'''
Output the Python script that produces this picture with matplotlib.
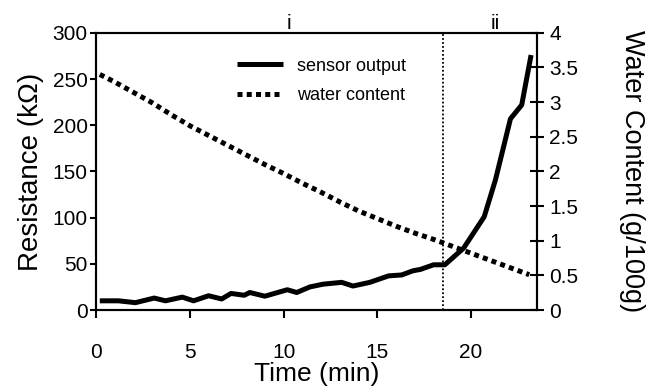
import numpy as np
import matplotlib
matplotlib.use("Agg")
import matplotlib.pyplot as plt

plt.rcParams['font.family'] = ['Liberation Sans', 'DejaVu Sans']

# sensor resistance (kOhm) vs time (min)
sensor_t = [0.2, 1.2, 2.1, 3.1, 3.7, 4.6, 5.2, 6.0, 6.7, 7.2, 7.9, 8.2, 9.0,
            10.2, 10.7, 11.4, 12.1, 13.1, 13.7, 14.6, 15.6, 16.3, 16.9, 17.3,
            18.0, 18.6, 19.6, 20.7, 21.3, 22.1, 22.7, 23.2]
sensor_r = [10, 10, 8, 13, 10, 14, 10, 15.5, 12, 18, 16, 19, 15,
            22, 19, 25, 28, 30, 26, 30, 37, 38, 42.5, 44,
            49, 49, 67, 101, 141, 207, 222, 276]

# water content (g/100g) vs time (min)
water_t = [0.2, 1, 2, 3, 4, 5, 6, 7, 8, 9, 10, 11, 12, 13, 14, 15, 16, 17,
           18, 19, 20, 21, 22, 23.1]
water_c = [3.40, 3.29, 3.14, 2.99, 2.82, 2.66, 2.52, 2.38, 2.24, 2.10, 1.97,
           1.83, 1.70, 1.56, 1.43, 1.32, 1.21, 1.11, 1.02, 0.92, 0.82, 0.72,
           0.62, 0.51]

phase_split = 18.5
phase_labels = [(10.3, "i"), (21.3, "ii")]

fig = plt.figure(figsize=(6.49, 3.91), dpi=100)
ax = fig.add_axes([0.148, 0.207, 0.679, 0.709])
ax2 = ax.twinx()

l1, = ax.plot(sensor_t, sensor_r, color='black', lw=3.6,
              solid_joinstyle='round', solid_capstyle='butt', label='sensor output')
l2, = ax2.plot(water_t, water_c, color='black', lw=3.6,
               linestyle=(0, (1, 0.85)), dash_capstyle='butt', label='water content')
ax.axvline(phase_split, color='black', lw=1.3, linestyle=(0, (1, 1.2)))

for x, s in phase_labels:
    ax.text(x, 1.0, s, transform=ax.get_xaxis_transform(), ha='center',
            va='bottom', fontsize=15)

ax.set_xlim(0, 23.5)
ax.set_ylim(0, 300)
ax2.set_ylim(0, 4)
ax.set_xticks([0, 5, 10, 15, 20])
ax.set_yticks(np.arange(0, 301, 50))
ax2.set_yticks(np.arange(0, 4.01, 0.5))
ax2.set_yticklabels(['0', '0.5', '1', '1.5', '2', '2.5', '3', '3.5', '4'])

ax.tick_params(axis='y', direction='out', length=4, width=1.5, labelsize=15, pad=2)
ax.tick_params(axis='x', direction='out', length=6, width=1.5, labelsize=15, pad=18)
ax2.tick_params(axis='y', direction='inout', length=10, width=1.5, labelsize=15, pad=4)
for a in (ax, ax2):
    for sp in a.spines.values():
        sp.set_linewidth(1.5)

ax.set_xlabel('Time (min)', fontsize=19, labelpad=0)
ax.set_ylabel('Resistance (kΩ)', fontsize=20, labelpad=6)
ax2.set_ylabel('Water Content (g/100g)', fontsize=19.5, rotation=-90, labelpad=48)

ax.legend(handles=[l1, l2], loc='upper left', bbox_to_anchor=(0.32, 0.91),
          frameon=False, fontsize=13, handlelength=2.55, handletextpad=0.78,
          labelspacing=0.7, borderpad=0, borderaxespad=0)

fig.savefig('out.png', dpi=100)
'''
## PROBLEM TO SOLVE
Repeat only the lines between the start of the data and the line with "va='bottom', fontsize=15)", including those two lines, and skip the pictures.

## RESULT
Output the Python script that produces this picture with matplotlib.
import numpy as np
import matplotlib
matplotlib.use("Agg")
import matplotlib.pyplot as plt

plt.rcParams['font.family'] = ['Liberation Sans', 'DejaVu Sans']

# sensor resistance (kOhm) vs time (min)
sensor_t = [0.2, 1.2, 2.1, 3.1, 3.7, 4.6, 5.2, 6.0, 6.7, 7.2, 7.9, 8.2, 9.0,
            10.2, 10.7, 11.4, 12.1, 13.1, 13.7, 14.6, 15.6, 16.3, 16.9, 17.3,
            18.0, 18.6, 19.6, 20.7, 21.3, 22.1, 22.7, 23.2]
sensor_r = [10, 10, 8, 13, 10, 14, 10, 15.5, 12, 18, 16, 19, 15,
            22, 19, 25, 28, 30, 26, 30, 37, 38, 42.5, 44,
            49, 49, 67, 101, 141, 207, 222, 276]

# water content (g/100g) vs time (min)
water_t = [0.2, 1, 2, 3, 4, 5, 6, 7, 8, 9, 10, 11, 12, 13, 14, 15, 16, 17,
           18, 19, 20, 21, 22, 23.1]
water_c = [3.40, 3.29, 3.14, 2.99, 2.82, 2.66, 2.52, 2.38, 2.24, 2.10, 1.97,
           1.83, 1.70, 1.56, 1.43, 1.32, 1.21, 1.11, 1.02, 0.92, 0.82, 0.72,
           0.62, 0.51]

phase_split = 18.5
phase_labels = [(10.3, "i"), (21.3, "ii")]

fig = plt.figure(figsize=(6.49, 3.91), dpi=100)
ax = fig.add_axes([0.148, 0.207, 0.679, 0.709])
ax2 = ax.twinx()

l1, = ax.plot(sensor_t, sensor_r, color='black', lw=3.6,
              solid_joinstyle='round', solid_capstyle='butt', label='sensor output')
l2, = ax2.plot(water_t, water_c, color='black', lw=3.6,
               linestyle=(0, (1, 0.85)), dash_capstyle='butt', label='water content')
ax.axvline(phase_split, color='black', lw=1.3, linestyle=(0, (1, 1.2)))

for x, s in phase_labels:
    ax.text(x, 1.0, s, transform=ax.get_xaxis_transform(), ha='center',
            va='bottom', fontsize=15)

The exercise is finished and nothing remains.